I’ don’t know if it’s november, a much appropriate period of the year for this kind of mood, but I feel like their music should be the soundtrack of my life 24/7.

This new record, Zeros, is just brilliant and perfectly matches the expectations created by the Total Decay EP. The formula hasn’t changed, and as usual mr. Luis Vasquez worked on this album in perfect solitude. Some would have expected him to include in the creation of Zeros the band that has been with him during the last tour, quite a stable line-up now, but no. Solitude is just necessary for writing. And, honestly, you can feel it all. The music in Zeros is just as spooky, tearing and eerie as we have learned to love under the Soft Moon brand.

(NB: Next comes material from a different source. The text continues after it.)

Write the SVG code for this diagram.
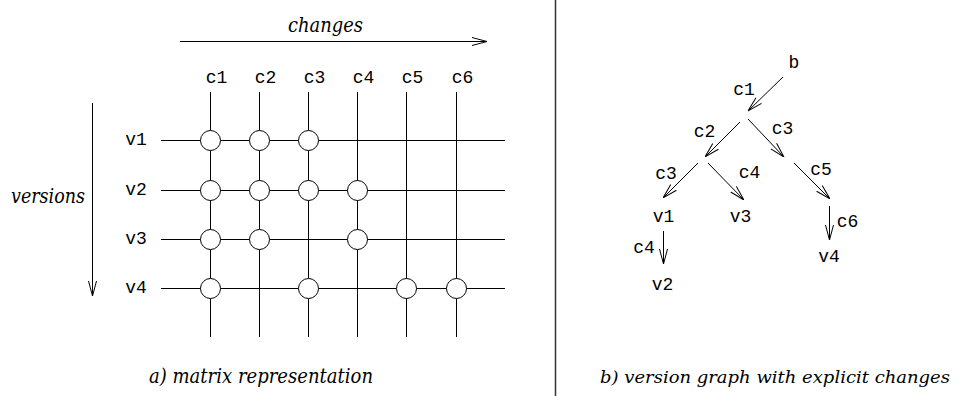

With Zeros seems that the horror-movie-soundtrack scenario is shaping up to a more song-like form. Gloomy rays are breaking through the walls of noise, shedding some light on the compositions.
Occasionally you can hear it in songs like Crush, even though we’re talking about 1 minute 30, after a good 2:30 intro that something’s coming out of there. Something that sounds like the out takes from the Pornography sessions.
This process is complete at its best with Insides, another great chapter of the Soft Moon’s guide “New Wave for Dummies“, Â which is probably the catchiest single of the whole album.
At the moment they have released the video for the haunting Machines, even though they declare that they’re on the making of the video for Insides.
One of the main characteristic of this album is the crescendo. And it’s not a crescendo that brings a song to a proper conclusion, but it’s a costant growth of anxiety and fear that leaves you stranded without a solution.
It feels like Vasquez has finished vomiting violently his dreary feelings on us and started getting more control on the process of sorting them into a musical form. Honestly I hope he won’t get too much control as I really didn’t mind the gothic puke.